TOKYO - Klaus Schwab, founder and executive chairman of the World Economic Forum (WEF), said here on Wednesday that he expected more innovations about China after the Third Plenary Session of the 18th Communist Party of China (CPC) Central Committee.
"The key for success in the future will be the strength of innovation because all the economy take a lot of your focus will move so fast, so it is really important to have necessary agility and to be, if possible, always at the forefront of technological progress," the German professor said during an address at the Foreign Correspondent's Club of Japan.
Chinese Premier Li Keqiang meets with Klaus Schwab, executive chairman of the World Economic Forum, in Dalian, a city in Northeast China's Liaoning province, Sept 9, 2013. They will attend the Summer Davos Forum which will convene in the city from Sept 11 to 13. The theme of this year's event, an annual gathering also known as the World Economic Forum Annual Meeting of the New Champions, is "Meeting the Innovation Imperative".[Photo by Zou Hong/chinadaily.com.cn] |
He reviewed the long standing relationship of World Economic Forum and China, and referred to his discussion with Chinese Premier Li Keqiang and other Chinese government representative during this year's "Annual Meeting of the New Champions" hold in Dalian, China.
When asked by Xinhua about his opinion about the upcoming CPC's third plenary session, which is expected to put forward reform plans on economy, he said: "it was already a lot of question of freeing the entrepreneurial forces of China.

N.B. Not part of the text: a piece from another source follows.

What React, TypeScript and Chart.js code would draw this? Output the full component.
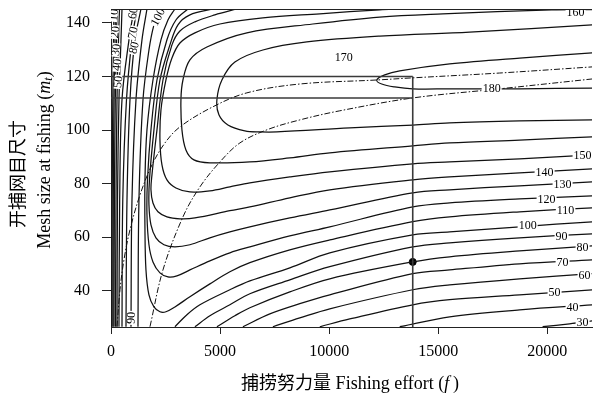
import React, { useEffect, useRef } from 'react';
import { Chart, registerables } from 'chart.js';

Chart.register(...registerables);

// ---- axes ----
const X_MIN = 0;
const X_MAX = 22050;
const Y_MIN = 26.5;
const Y_MAX = 145.2;
const xTickValues = [0, 5000, 10000, 15000, 20000];
const yTickValues = [40, 60, 80, 100, 120, 140];

// ---- rising (left) branches of the low isopleths: effort values at shared mesh sizes ----
const riseM = [26.6, 74.0, 111.3, 133.7, 145.2];
const rise10 = [46, 55, 82, 115, 137];
const rise20 = [92, 105, 137, 183, 206];
const rise30 = [137, 156, 197, 252, 275];
const rise40 = [206, 229, 275, 344, 389];
const rise50 = [275, 298, 366, 458, 504];
const rise60 = [366, 398, 504, 824, 1053];
const rise70 = [504, 540, 710, 962, 1191];
const rise80 = [687, 733, 870, 1099, 1374];
const rise90 = [916, 962, 1145, 1420, 1649];
const rise100F = [1237, 1282, 1466, 1740, 1969, 2244];
const rise100M = [26.6, 74.0, 111.3, 129.9, 139.3, 145.2];

// ---- right (falling) branches: [effort, mesh] ----
const fall30 = [[19786, 26.6], [21022, 27.7], [22076, 28.8]];
const fall40 = [[13236, 26.6], [15526, 30.3], [18732, 32.9], [22076, 34.8]];
const fall50 = [[9572, 26.6], [10946, 29.5], [13832, 34.8], [15526, 36.7], [18732, 38.5], [22076, 40.4]];
const fall60 = [[7420, 26.6], [8656, 29.9], [10030, 33.3], [13832, 40.4], [15526, 42.2], [18732, 44.5], [22076, 46.4]];
const fall70 = [[6046, 26.6], [7282, 31.4], [8656, 35.2], [10030, 38.5], [13832, 46.4], [15526, 47.8], [18732, 50.1], [22076, 51.6]];
const fall80 = [[4855, 26.6], [5679, 30.7], [6366, 33.7], [8198, 39.6], [10030, 44.5], [13832, 50.8], [15526, 52.7], [18732, 54.9], [22076, 56.8]];
const fall90 = [[3847, 26.6], [4534, 30.7], [5450, 34.8], [6366, 38.9], [8198, 44.1], [10030, 49.0], [13832, 56.4], [15526, 57.9], [18732, 59.8], [22076, 61.3]];
const fall100 = [[2931, 26.6], [3481, 31.1], [4076, 34.8], [5450, 40.4], [6366, 43.7], [8198, 48.6], [10030, 54.2], [13832, 60.9], [15526, 62.0], [18732, 63.9], [22076, 65.8]];

// ---- C-shaped isopleths: [effort, mesh] ----
const iso110 = [[2931, 145.2], [2611, 141.1], [2290, 133.7], [1924, 118.7], [1649, 100.1], [1557, 81.4], [1557, 62.8], [1603, 47.8], [1740, 38.5], [1969, 34.0], [2244, 32.2], [2519, 32.2], [2931, 34.0], [3618, 37.8], [4534, 42.6], [5450, 47.1], [6366, 50.5], [8198, 55.3], [10030, 59.0], [13832, 65.8], [15526, 67.6], [18732, 69.5], [22076, 71.0]];
const iso120 = [[3527, 145.2], [2977, 141.1], [2565, 133.7], [2107, 118.7], [1832, 100.1], [1672, 81.4], [1649, 68.4], [1740, 57.2], [1924, 50.8], [2244, 46.7], [2611, 45.2], [3023, 45.6], [3618, 47.8], [4534, 51.2], [5450, 54.2], [6366, 56.4], [8198, 60.5], [10030, 63.9], [13832, 71.3], [15526, 72.8], [18732, 74.3], [22076, 75.5]];
const iso130 = [[4672, 145.2], [3618, 143.0], [3069, 139.3], [2702, 131.8], [2244, 118.7], [1969, 100.1], [1763, 81.4], [1740, 72.1], [1832, 64.6], [2061, 59.8], [2427, 57.2], [2931, 56.4], [3618, 57.2], [4534, 59.8], [5450, 62.0], [6366, 63.9], [8198, 67.2], [10030, 70.2], [13832, 76.6], [15526, 77.7], [18732, 79.2], [22076, 80.7]];
const iso140 = [[5771, 145.2], [4763, 143.0], [3847, 140.4], [3160, 137.0], [2794, 131.8], [2382, 118.7], [2107, 100.1], [1878, 83.3], [1832, 77.7], [1924, 72.8], [2153, 69.5], [2565, 67.6], [3160, 66.9], [3847, 67.2], [5450, 69.9], [6366, 71.3], [8198, 74.7], [10030, 77.7], [13832, 81.4], [15526, 82.5], [18732, 84.0], [22076, 85.5]];
const iso150 = [[13236, 145.2], [12320, 144.9], [9572, 143.4], [6962, 141.9], [4992, 139.6], [3847, 136.3], [3160, 132.5], [2794, 126.9], [2519, 118.7], [2290, 107.5], [2244, 96.3], [2336, 87.0], [2565, 81.4], [2977, 78.4], [3618, 76.9], [4534, 77.3], [5450, 78.8], [6366, 80.3], [8198, 82.5], [10030, 84.4], [13832, 87.4], [15526, 88.1], [18732, 89.3], [22076, 90.8]];
const iso160 = [[22076, 145.0], [20198, 144.9], [15206, 143.4], [12320, 142.2], [9252, 139.6], [6229, 136.3], [4397, 131.0], [3618, 126.2], [3298, 118.7], [3206, 111.3], [3252, 100.1], [3435, 92.6], [3801, 88.9], [4534, 87.8], [6366, 88.1], [8198, 89.6], [10030, 91.5], [13832, 94.1], [15526, 95.2], [18732, 96.3], [22076, 97.5]];
const iso170 = [[22076, 139.3], [16442, 136.6], [12320, 135.1], [8977, 132.9], [6962, 129.9], [5679, 125.4], [5084, 118.7], [4855, 111.3], [4947, 105.7], [5359, 101.9], [6137, 99.7], [6824, 99.3], [7603, 99.3], [10946, 100.8], [13832, 101.9], [15526, 102.7], [18732, 103.4], [22076, 103.8]];
const iso180 = [[22076, 128.8], [18732, 126.9], [15526, 124.7], [13236, 122.1], [12549, 120.6], [12183, 118.7], [12412, 117.2], [13007, 116.1], [13832, 115.4], [15526, 115.4], [18732, 115.4], [22076, 115.7]];

// ---- dash-dot curves ----
const dashCurveA = [[1786, 26.6], [2382, 47.8], [3298, 67.6], [4076, 78.8], [4992, 88.1], [5908, 95.2], [7145, 100.1], [8656, 103.8], [10488, 107.2], [13832, 112.0], [17816, 115.4], [22076, 119.1]];
const dashCurveB = [[275, 26.6], [412, 40.4], [595, 51.6], [870, 62.8], [1328, 75.8], [1878, 87.0], [2473, 95.2], [3160, 101.2], [4672, 108.7], [6229, 113.9], [8656, 117.2], [12183, 118.7], [13832, 119.5], [17816, 121.3], [22076, 123.6]];

// ---- reference lines and point ----
const refEffort = 13832;
const refMeshHigh = 120;
const refMeshLow = 112;
const refPoint = [13832, 50.8];

// ---- contour labels ----
const labelText = ['10', '20', '30', '40', '50', '60', '70', '80', '100', '90', '150', '140', '130', '120', '110', '100', '90', '80', '70', '60', '50', '40', '30', '160', '170', '180'];
const labelF = [137, 183, 229, 275, 321, 1008, 1008, 1053, 2153, 916, 21618, 19877, 20702, 19969, 20839, 19099, 20656, 21618, 20702, 21709, 20335, 21160, 21618, 21297, 10671, 17450];
const labelM = [143.0, 136.6, 129.9, 124.3, 118.0, 143.7, 136.3, 130.7, 142.2, 29.9, 90.4, 84.4, 79.9, 74.3, 70.2, 64.6, 60.5, 56.4, 50.8, 45.6, 39.3, 34.0, 28.1, 144.1, 127.3, 115.4];
const labelRot = [-84, -84, -84, -84, -84, -80, -78, -75, -62, -88, 0, 0, 0, 0, 0, 0, 0, 0, 0, 0, 0, 0, 0, 0, 0, 0];
const labelSize = [12, 12, 12, 12, 12, 12, 12, 12, 12, 12, 12, 12, 12, 12, 12, 12, 12, 12, 12, 12, 12, 12, 12, 12, 12, 12];

const SERIF = '"Liberation Serif", "Times New Roman", "Noto Sans CJK SC", serif';

function pairs(list: number[][]) {
  return list.map(([x, y]) => ({ x, y }));
}
function zipF(fs: number[], ms: number[]) {
  return fs.map((f, i) => ({ x: f, y: ms[i] }));
}

function contour(data: { x: number; y: number }[]) {
  return {
    type: 'scatter' as const,
    data,
    showLine: true,
    pointRadius: 0,
    borderColor: '#111',
    borderWidth: 1.25,
    tension: 0.35,
    fill: false,
  };
}

type Run = { t: string; font: string; dy?: number };
function drawRuns(ctx: CanvasRenderingContext2D, runs: Run[], cx: number, cy: number) {
  let total = 0;
  const widths = runs.map((r) => {
    ctx.font = r.font;
    const w = ctx.measureText(r.t).width;
    total += w;
    return w;
  });
  let x = cx - total / 2;
  ctx.textAlign = 'left';
  ctx.textBaseline = 'middle';
  runs.forEach((r, i) => {
    ctx.font = r.font;
    ctx.fillText(r.t, x, cy + (r.dy || 0));
    x += widths[i];
  });
}

const labelPlugin = {
  id: 'contourLabels',
  afterDatasetsDraw(chart: any) {
    const { ctx, chartArea, scales } = chart;
    ctx.save();
    ctx.beginPath();
    ctx.rect(chartArea.left, chartArea.top, chartArea.right - chartArea.left, chartArea.bottom - chartArea.top);
    ctx.clip();
    ctx.textAlign = 'center';
    ctx.textBaseline = 'middle';
    labelText.forEach((t, i) => {
      const px = scales.x.getPixelForValue(labelF[i]);
      const py = scales.y.getPixelForValue(labelM[i]);
      ctx.save();
      ctx.translate(px, py);
      ctx.rotate((labelRot[i] * Math.PI) / 180);
      ctx.font = `${labelSize[i]}px ${SERIF}`;
      const w = ctx.measureText(t).width;
      const h = labelSize[i] * 0.62;
      ctx.fillStyle = '#fff';
      ctx.fillRect(-w / 2 - 1, -h / 2, w + 2, h);
      ctx.fillStyle = '#000';
      ctx.fillText(t, 0, 0.5);
      ctx.restore();
    });
    ctx.restore();
  },
};

const framePlugin = {
  id: 'frameAndTitles',
  afterDraw(chart: any) {
    const { ctx, chartArea } = chart;
    ctx.save();
    ctx.strokeStyle = '#222';
    ctx.lineWidth = 1;
    ctx.beginPath();
    ctx.moveTo(chartArea.left, chartArea.top + 0.5);
    ctx.lineTo(chartArea.right, chartArea.top + 0.5);
    ctx.stroke();

    ctx.fillStyle = '#000';
    // x title
    drawRuns(
      ctx,
      [
        { t: '捕捞努力量 Fishing effort (', font: `18px ${SERIF}` },
        { t: 'f', font: `italic 18px ${SERIF}` },
        { t: '\u2009)', font: `18px ${SERIF}` },
      ],
      350,
      384
    );
    // y titles (rotated)
    ctx.save();
    ctx.translate(19, 174);
    ctx.rotate(-Math.PI / 2);
    drawRuns(ctx, [{ t: '开捕网目尺寸', font: `18px ${SERIF}` }], 0, 0);
    ctx.restore();

    ctx.save();
    ctx.translate(45, 160);
    ctx.rotate(-Math.PI / 2);
    drawRuns(
      ctx,
      [
        { t: 'Mesh size at fishing (', font: `18px ${SERIF}` },
        { t: 'm', font: `italic 18px ${SERIF}` },
        { t: 't', font: `italic 12px ${SERIF}`, dy: 4 },
        { t: ')', font: `18px ${SERIF}` },
      ],
      0,
      0
    );
    ctx.restore();
    ctx.restore();
  },
};

export default function App() {
  const canvasRef = useRef<HTMLCanvasElement | null>(null);

  useEffect(() => {
    if (!canvasRef.current) return;
    const refColor = '#3a3a3a';
    const datasets: any[] = [
      // reference lines
      { type: 'scatter', data: [{ x: 0, y: refMeshHigh }, { x: refEffort, y: refMeshHigh }], showLine: true, pointRadius: 0, borderColor: refColor, borderWidth: 1.6 },
      { type: 'scatter', data: [{ x: 0, y: refMeshLow }, { x: refEffort, y: refMeshLow }], showLine: true, pointRadius: 0, borderColor: refColor, borderWidth: 1.6 },
      { type: 'scatter', data: [{ x: refEffort, y: refMeshHigh }, { x: refEffort, y: Y_MIN }], showLine: true, pointRadius: 0, borderColor: refColor, borderWidth: 1.6 },
      // rising branches
      contour(zipF(rise10, riseM)),
      contour(zipF(rise20, riseM)),
      contour(zipF(rise30, riseM)),
      contour(zipF(rise40, riseM)),
      contour(zipF(rise50, riseM)),
      contour(zipF(rise60, riseM)),
      contour(zipF(rise70, riseM)),
      contour(zipF(rise80, riseM)),
      contour(zipF(rise90, riseM)),
      contour(zipF(rise100F, rise100M)),
      // falling branches
      contour(pairs(fall30)),
      contour(pairs(fall40)),
      contour(pairs(fall50)),
      contour(pairs(fall60)),
      contour(pairs(fall70)),
      contour(pairs(fall80)),
      contour(pairs(fall90)),
      contour(pairs(fall100)),
      // C-shaped
      contour(pairs(iso110)),
      contour(pairs(iso120)),
      contour(pairs(iso130)),
      contour(pairs(iso140)),
      contour(pairs(iso150)),
      contour(pairs(iso160)),
      contour(pairs(iso170)),
      contour(pairs(iso180)),
      // dash-dot
      { ...contour(pairs(dashCurveA)), borderWidth: 1, borderDash: [6, 2, 1.5, 2], borderColor: '#111' },
      { ...contour(pairs(dashCurveB)), borderWidth: 1, borderDash: [6, 2, 1.5, 2], borderColor: '#111' },
      // point
      { type: 'scatter', data: [{ x: refPoint[0], y: refPoint[1] }], pointRadius: 3.5, pointBackgroundColor: '#000', pointBorderColor: '#000', showLine: false },
    ];

    const tickFont = { family: SERIF, size: 16 };
    const chart = new Chart(canvasRef.current, {
      type: 'scatter',
      data: { datasets },
      options: {
        animation: false,
        responsive: true,
        maintainAspectRatio: false,
        layout: { autoPadding: false, padding: { top: 9, right: 1, left: 0, bottom: 0 } },
        elements: { line: { capBezierPoints: false } },
        plugins: { legend: { display: false }, tooltip: { enabled: false } },
        events: [],
        scales: {
          x: {
            type: 'linear',
            min: X_MIN,
            max: X_MAX,
            afterFit: (s: any) => {
              s.height = 71;
              s.paddingLeft = 0;
              s.paddingRight = 0;
            },
            afterBuildTicks: (s: any) => {
              s.ticks = xTickValues.map((v) => ({ value: v }));
            },
            grid: { drawOnChartArea: false, drawTicks: true, tickLength: 7, color: '#222' },
            border: { display: true, color: '#222', width: 1 },
            ticks: { color: '#000', font: tickFont, padding: 8, maxRotation: 0, callback: (v: any) => String(v) },
          },
          y: {
            type: 'linear',
            min: Y_MIN,
            max: Y_MAX,
            afterFit: (s: any) => {
              s.width = 111;
              s.paddingTop = 0;
              s.paddingBottom = 0;
            },
            afterBuildTicks: (s: any) => {
              s.ticks = yTickValues.map((v) => ({ value: v }));
            },
            grid: { drawOnChartArea: false, drawTicks: true, tickLength: 9, color: '#222' },
            border: { display: true, color: '#222', width: 1 },
            ticks: { color: '#000', font: tickFont, padding: 12, callback: (v: any) => String(v) },
          },
        },
      } as any,
      plugins: [labelPlugin, framePlugin],
    });
    return () => chart.destroy();
  }, []);

  return (
    <div style={{ position: 'fixed', left: 0, top: 0, width: 593, height: 398, background: '#fff' }}>
      <canvas ref={canvasRef} />
    </div>
  );
}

In this respect, China has a similar issue like Japan to undertake necessary reforms to allow the economy in the future to prosper."
He cited the Silicon Valley as example, where he just spent one week in.
"I have to say we have to 'Silicon Valley-nize' the world. If the U.S. economy is restored today despite all its problems, it is mainly because those innovative companies," he said.
"So we have to create Silicon Valleys everywhere in the world, in Japan, in China, if we want to remake company," said the executive chairman of WEF.
He also said that countries were divided into industrialized and developing countries in the past, but the standard of classification will change in the future, and by then there would only be high innovation countries and low innovation countries by this standard.
Schwab was awarded by the Japanese government on Sunday of the Grand Cordon of the Order of the Rising Sun, First Class, for his contributions to promoting ties with Japan and enhancing the international community.